Review: Writers are always wipping out their sentences, seeing whose is longer, in some type of testosterone-induced competition. This being said Proust (for all his flowery prose and sentimental yearnings) has to be the most virile and manly author; the man is capable of one long sentence, raising the awe and eyebrows of other writers.

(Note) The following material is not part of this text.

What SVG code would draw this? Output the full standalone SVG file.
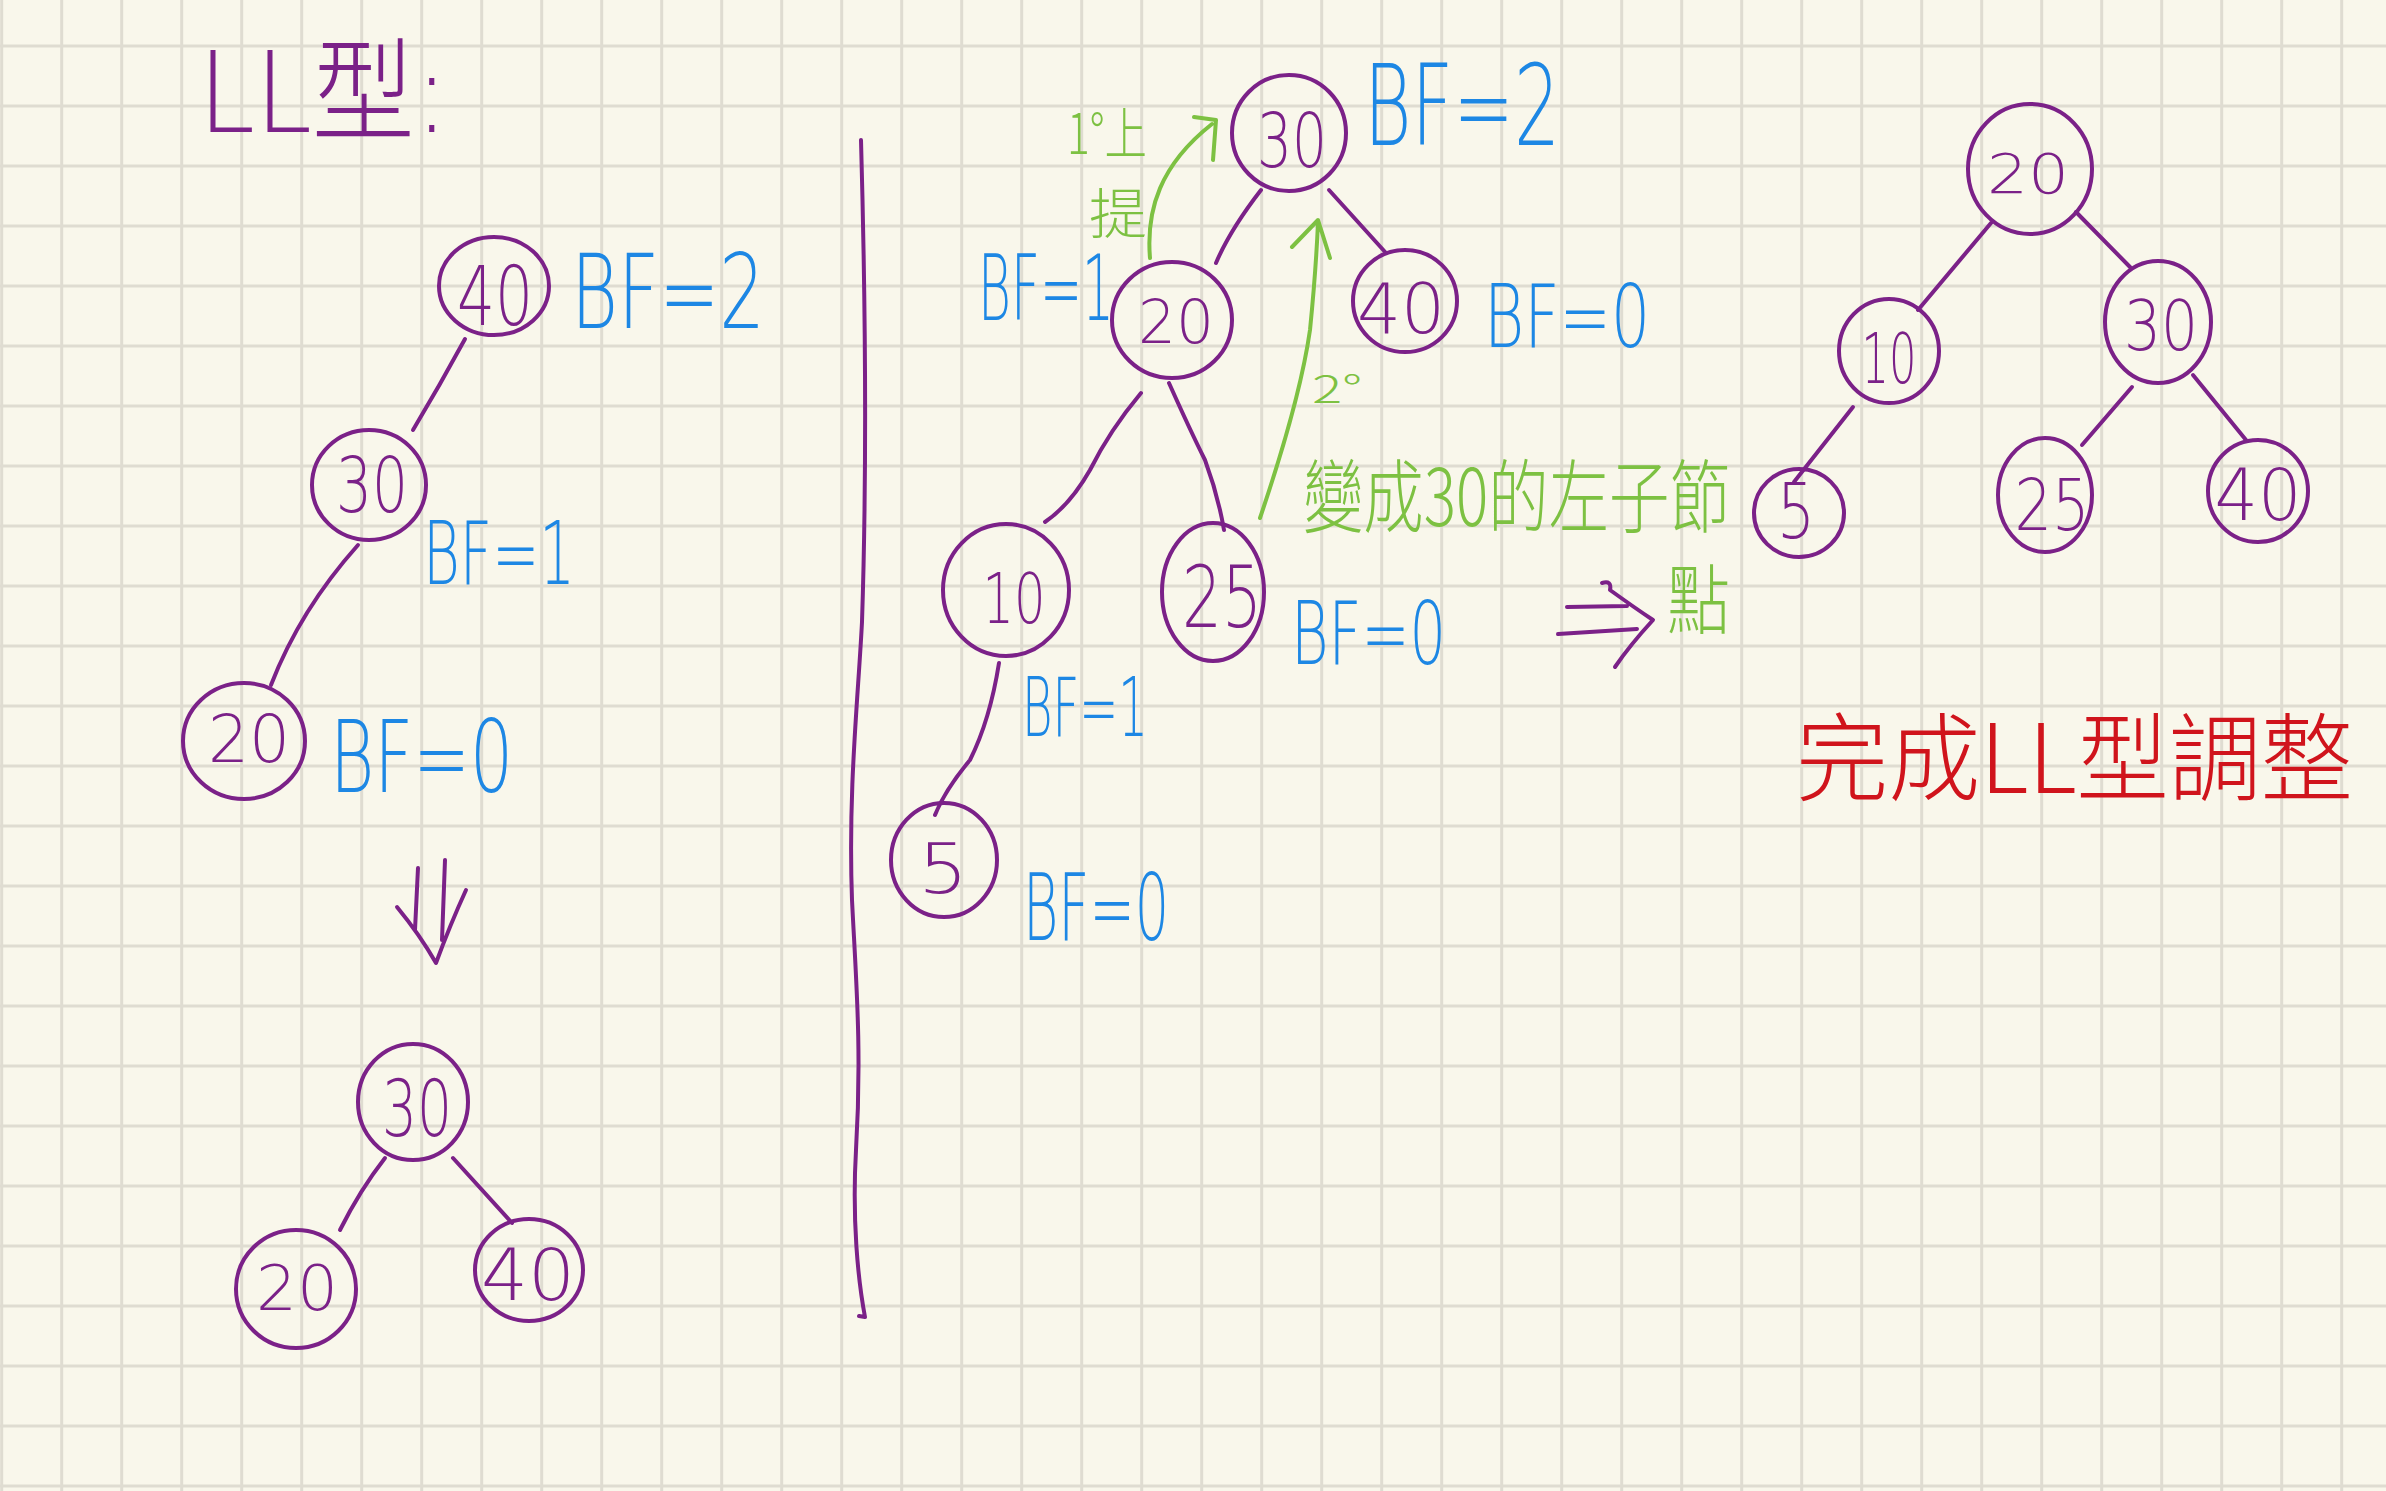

Are you looking for plot? Let's just say that the muffin the narrator begins eating in volume 1 doesn't get finished off until volume 2.... the rest is tangential, reminiscent, nostalgic. At times I had an allergic reaction to the syrupy prose that left me with a howling headache, but nevertheless the sublime achievments of this book outweigh such moments. However the Swann in Love section I found tedious and misplaced. I found myself editing and revising chunks of it. Although i think Proust is phenomenal at writing of the "ebb and tide of memory", i can only handle him in small doses, say have a volume every 10 years. Therefore, provided I live until the age of 174, I should be able to finish the whole of In Search of Lost Time.

Rating: 5 stars
Summary: This Internal Dialogue of Stalled Thinking Is Irresistible
Review: All of us have self-talk, which is quite different from the way we converse with each other or write. Proust has captured self-talk in a delightful display of stream-of-consciousness writing that is unequaled in literature. You will find yourself remembering many of the same thoughts in your own self-talk. By focusing inward, Proust succeeds in portraying much of what is universal about all of humanity.

Unlike Joyce, who employed the same technique, Proust is easy and delightful to follow. You will sense beauty in thought that will make you glad to be alive. It will also stimulate you to notice more about the world around you and your reactions to it.

Do be aware that an internally-focused book does not have a lot of action and drama in it. On the other hand, neither does most of life. I think Proust has captured the essence of human life in a very valuable way. But if you like Dirk Pitt novels and little else, you would do well to avoid Swann's Way.

The main drawback of self-talk is that we often build hurdles where there are none. We often talk ourselves out of things that we should pursue. As a result, our thinking stalls our ability to act. You will find lots of delicious examples of this in the hypochondria explored in this book.

Although this book is rarely assigned in literature classes, almost everyone would benefit from reading it. You can best use it as a mirror to see yourself better. That should make for a tasty dish that is irresistible once tasted. Bon appetit!